__Exercise__.
Repeat the listing in full, exactly as it stands.

__Material__.
###

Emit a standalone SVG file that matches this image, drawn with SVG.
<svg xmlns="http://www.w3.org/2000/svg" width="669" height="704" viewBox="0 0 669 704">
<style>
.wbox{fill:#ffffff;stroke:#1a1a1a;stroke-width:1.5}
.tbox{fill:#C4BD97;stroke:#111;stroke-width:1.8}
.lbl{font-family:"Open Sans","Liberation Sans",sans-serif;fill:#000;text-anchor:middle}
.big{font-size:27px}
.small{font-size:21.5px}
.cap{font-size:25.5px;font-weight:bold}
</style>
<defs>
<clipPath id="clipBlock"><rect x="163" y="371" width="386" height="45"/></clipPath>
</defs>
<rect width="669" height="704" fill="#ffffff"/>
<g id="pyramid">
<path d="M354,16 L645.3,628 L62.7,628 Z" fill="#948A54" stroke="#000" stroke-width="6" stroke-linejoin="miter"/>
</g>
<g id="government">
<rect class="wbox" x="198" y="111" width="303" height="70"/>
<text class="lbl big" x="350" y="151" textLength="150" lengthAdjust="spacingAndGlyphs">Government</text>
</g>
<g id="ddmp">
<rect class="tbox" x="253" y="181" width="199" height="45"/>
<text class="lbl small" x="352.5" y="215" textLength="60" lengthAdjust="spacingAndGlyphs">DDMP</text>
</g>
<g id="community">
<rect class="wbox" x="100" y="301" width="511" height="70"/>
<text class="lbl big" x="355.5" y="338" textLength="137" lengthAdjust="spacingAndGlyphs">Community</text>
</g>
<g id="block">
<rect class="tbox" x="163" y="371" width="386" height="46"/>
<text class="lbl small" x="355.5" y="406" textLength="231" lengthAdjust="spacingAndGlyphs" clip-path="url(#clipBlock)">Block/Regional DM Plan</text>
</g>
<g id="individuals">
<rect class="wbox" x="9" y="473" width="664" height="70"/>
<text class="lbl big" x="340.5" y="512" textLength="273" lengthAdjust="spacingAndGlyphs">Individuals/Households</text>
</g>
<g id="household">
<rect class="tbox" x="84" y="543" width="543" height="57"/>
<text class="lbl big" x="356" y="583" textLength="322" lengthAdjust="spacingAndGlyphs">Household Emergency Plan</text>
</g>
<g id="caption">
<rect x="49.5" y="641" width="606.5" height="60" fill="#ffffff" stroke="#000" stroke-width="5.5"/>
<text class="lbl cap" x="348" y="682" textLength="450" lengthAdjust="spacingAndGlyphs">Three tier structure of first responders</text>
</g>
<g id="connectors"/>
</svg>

###

__Written response__.
Emit a standalone SVG file that matches this image, drawn with SVG.
<svg xmlns="http://www.w3.org/2000/svg" width="669" height="704" viewBox="0 0 669 704">
<style>
.wbox{fill:#ffffff;stroke:#1a1a1a;stroke-width:1.5}
.tbox{fill:#C4BD97;stroke:#111;stroke-width:1.8}
.lbl{font-family:"Open Sans","Liberation Sans",sans-serif;fill:#000;text-anchor:middle}
.big{font-size:27px}
.small{font-size:21.5px}
.cap{font-size:25.5px;font-weight:bold}
</style>
<defs>
<clipPath id="clipBlock"><rect x="163" y="371" width="386" height="45"/></clipPath>
</defs>
<rect width="669" height="704" fill="#ffffff"/>
<g id="pyramid">
<path d="M354,16 L645.3,628 L62.7,628 Z" fill="#948A54" stroke="#000" stroke-width="6" stroke-linejoin="miter"/>
</g>
<g id="government">
<rect class="wbox" x="198" y="111" width="303" height="70"/>
<text class="lbl big" x="350" y="151" textLength="150" lengthAdjust="spacingAndGlyphs">Government</text>
</g>
<g id="ddmp">
<rect class="tbox" x="253" y="181" width="199" height="45"/>
<text class="lbl small" x="352.5" y="215" textLength="60" lengthAdjust="spacingAndGlyphs">DDMP</text>
</g>
<g id="community">
<rect class="wbox" x="100" y="301" width="511" height="70"/>
<text class="lbl big" x="355.5" y="338" textLength="137" lengthAdjust="spacingAndGlyphs">Community</text>
</g>
<g id="block">
<rect class="tbox" x="163" y="371" width="386" height="46"/>
<text class="lbl small" x="355.5" y="406" textLength="231" lengthAdjust="spacingAndGlyphs" clip-path="url(#clipBlock)">Block/Regional DM Plan</text>
</g>
<g id="individuals">
<rect class="wbox" x="9" y="473" width="664" height="70"/>
<text class="lbl big" x="340.5" y="512" textLength="273" lengthAdjust="spacingAndGlyphs">Individuals/Households</text>
</g>
<g id="household">
<rect class="tbox" x="84" y="543" width="543" height="57"/>
<text class="lbl big" x="356" y="583" textLength="322" lengthAdjust="spacingAndGlyphs">Household Emergency Plan</text>
</g>
<g id="caption">
<rect x="49.5" y="641" width="606.5" height="60" fill="#ffffff" stroke="#000" stroke-width="5.5"/>
<text class="lbl cap" x="348" y="682" textLength="450" lengthAdjust="spacingAndGlyphs">Three tier structure of first responders</text>
</g>
<g id="connectors"/>
</svg>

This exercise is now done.